GIS in Land and Property Management
Geographical Information Systems
1. Setting the scene
2. Maps and mapping
3. Mapping and analysis using GIS
GIS applications in land and property management
4. Mapping, land information systems and conveyancing
5. Property management
6. Planning and development
7. Retail and financial market research
8. Property market analysis
GIS issues in land and property management
9. Information management
10. Implementing and managing GIS
11. Future prospects
Land is a fundamental resource. The proper functioning of society and the economy depends upon its efficient allocation and optimum use. Economic output depends on the proper use of land resources. The effective use of land is in turn dependent upon the proper functioning of the land market and the efficient dissemination of and access to information about it. The representative bodies of key players in the land and property market agree that in the UK the proper management of land resources and the efficient working of the property market are hindered by a lack of good quality information. Better data, made widely available, will result in better quality decision-making about land and property.

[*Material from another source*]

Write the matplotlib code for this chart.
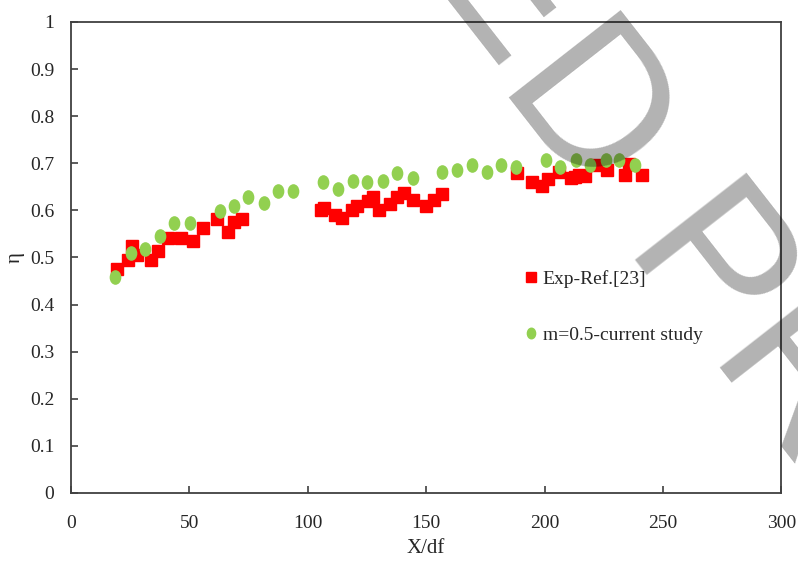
import matplotlib
matplotlib.use('Agg')
import matplotlib.pyplot as plt
from matplotlib.path import Path
from matplotlib.transforms import Affine2D

# experimental data, Ref. [23]
exp_x = [19.3, 24.2, 25.6, 28.0, 33.8, 36.6, 40.9, 46.3, 51.4, 55.9, 61.8, 66.2, 69.0, 72.1,
         105.5, 106.9, 111.3, 114.4, 118.6, 121.0, 125.6, 127.7, 130.1, 134.8, 137.9, 140.7,
         144.4, 150.0, 153.5, 156.6, 188.2, 194.7, 199.0, 201.6, 206.1, 211.3, 213.0, 214.7,
         217.2, 221.6, 226.3, 234.1, 235.5, 241.1]
exp_y = [0.475, 0.495, 0.524, 0.505, 0.495, 0.514, 0.541, 0.541, 0.534, 0.562, 0.581, 0.555,
         0.575, 0.581, 0.601, 0.606, 0.591, 0.584, 0.600, 0.610, 0.620, 0.629, 0.601, 0.614,
         0.629, 0.636, 0.622, 0.609, 0.622, 0.634, 0.679, 0.661, 0.652, 0.666, 0.682, 0.668,
         0.670, 0.675, 0.672, 0.697, 0.686, 0.675, 0.698, 0.675]

# current study, m = 0.5
cur_x = [18.6, 25.2, 31.3, 37.6, 43.7, 50.3, 62.9, 68.9, 74.9, 81.5, 87.6, 93.9, 106.6, 112.7,
         119.2, 125.2, 131.7, 137.6, 144.4, 156.9, 162.9, 169.3, 175.6, 181.7, 188.0, 200.6,
         206.6, 213.2, 219.3, 225.9, 231.6, 238.3]
cur_y = [0.458, 0.509, 0.517, 0.546, 0.574, 0.574, 0.599, 0.610, 0.628, 0.616, 0.642, 0.642,
         0.660, 0.645, 0.662, 0.660, 0.663, 0.679, 0.668, 0.681, 0.686, 0.696, 0.681, 0.696,
         0.693, 0.707, 0.693, 0.707, 0.696, 0.707, 0.707, 0.696]

x_ticks = [0, 50, 100, 150, 200, 250, 300]
y_ticks = [0, 0.1, 0.2, 0.3, 0.4, 0.5, 0.6, 0.7, 0.8, 0.9, 1]
y_labels = ['0', '0.1', '0.2', '0.3', '0.4', '0.5', '0.6', '0.7', '0.8', '0.9', '1']

plt.rcParams['font.family'] = ['Liberation Serif', 'DejaVu Serif']

# slightly tall ellipse, like the stretched excel markers
oval = Path.unit_circle().transformed(Affine2D().scale(0.78, 1.0))

fig = plt.figure(figsize=(7.98, 5.64), dpi=100)
ax = fig.add_axes([0.089, 0.126, 0.89, 0.835])

ax.plot(exp_x, exp_y, ls='none', marker='s', ms=9, color='#ff0000', mec='#ff0000',
        label='Exp-Ref.[23]')
ax.plot(cur_x, cur_y, ls='none', marker=oval, ms=9.5, color='#92d050', mec='#92d050',
        label='m=0.5-current study')

ax.set_xlim(0, 300)
ax.set_ylim(0, 1)
ax.set_xticks(x_ticks)
ax.set_yticks(y_ticks)
ax.set_yticklabels(y_labels)
ax.tick_params(direction='in', length=5, width=1.2, colors='#404040', labelsize=14,
               labelcolor='#262626')
ax.tick_params(axis='x', pad=16)
ax.tick_params(axis='y', pad=12)
for s in ax.spines.values():
    s.set_color('#404040')
    s.set_linewidth(1.3)

ax.set_xlabel('X/df', fontsize=15, color='#262626', labelpad=5)
ax.set_ylabel('η', fontsize=15, color='#262626', labelpad=4)

leg = ax.legend(loc='upper left', bbox_to_anchor=(0.615, 0.51), frameon=False, fontsize=14,
                handlelength=0.6, handletextpad=0.3, labelspacing=1.95, markerscale=0.8)
for t in leg.get_texts():
    t.set_color('#262626')

# watermark
wm = dict(fontsize=148, color='black', alpha=0.3, rotation=-52, rotation_mode='anchor',
          va='baseline', family=['Liberation Sans', 'DejaVu Sans'], zorder=10)
fig.text(0.624, 0.851, 'UNCORRECTE', ha='right', **wm)
fig.text(0.624, 0.851, 'D PROOF', ha='left', **wm)

plt.savefig('out.png', dpi=100)
plt.close()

Land is a resource fixed in locational terms. Unlike labour and capital, one unit of land is not directly substitutable for another because each unit is unique at least in terms of its geographical location. Consequently the locational aspect of land and property information is of vital importance. Herein lies the significance of information systems that are able to handle the locational attributes of property information and that can relate that information to standard property management data sets.
Land and property advisors are beginning to recognise the opportunities that new technologies such as Geographical Information Systems (GIS) can offer. Often, when considering the impact of new technology, advisors have tended to think of the application of particular types of software to discrete tasks. Increasingly though, the potential of the digital property information system as a valuable decision support tool is being recognised. Such systems allow for rapid access to data about land and property whenever and wherever they are required and the formulation of complex resource management questions. As such, they present the property information manager with a decision support tool that can be applied to a wide range of diverse applications.
The aims of this book are to introduce the use of GIS as a tool for land and property management by providing an insight into ways in which GIS is being used by property people and examining the issues involved when using GIS as a decision aid for land and property management. The book introduces GIS as a technology, describes current practical developmentsand examines the key issues in the application of GIS to land and property management. The book is divided into three parts which have the following objectives:
1. To introduce digital mapping and GIS, together with a brief history of the development of GIS and LIS, all with an emphasis on property.
2. To describe the spectrum of GIS applications in land and property management with selected case studies to provide detail for key application areas.
3. To examine the issues drawn out from the above and provide guidance and recommendations for future implementation and use of GIS in land and property management.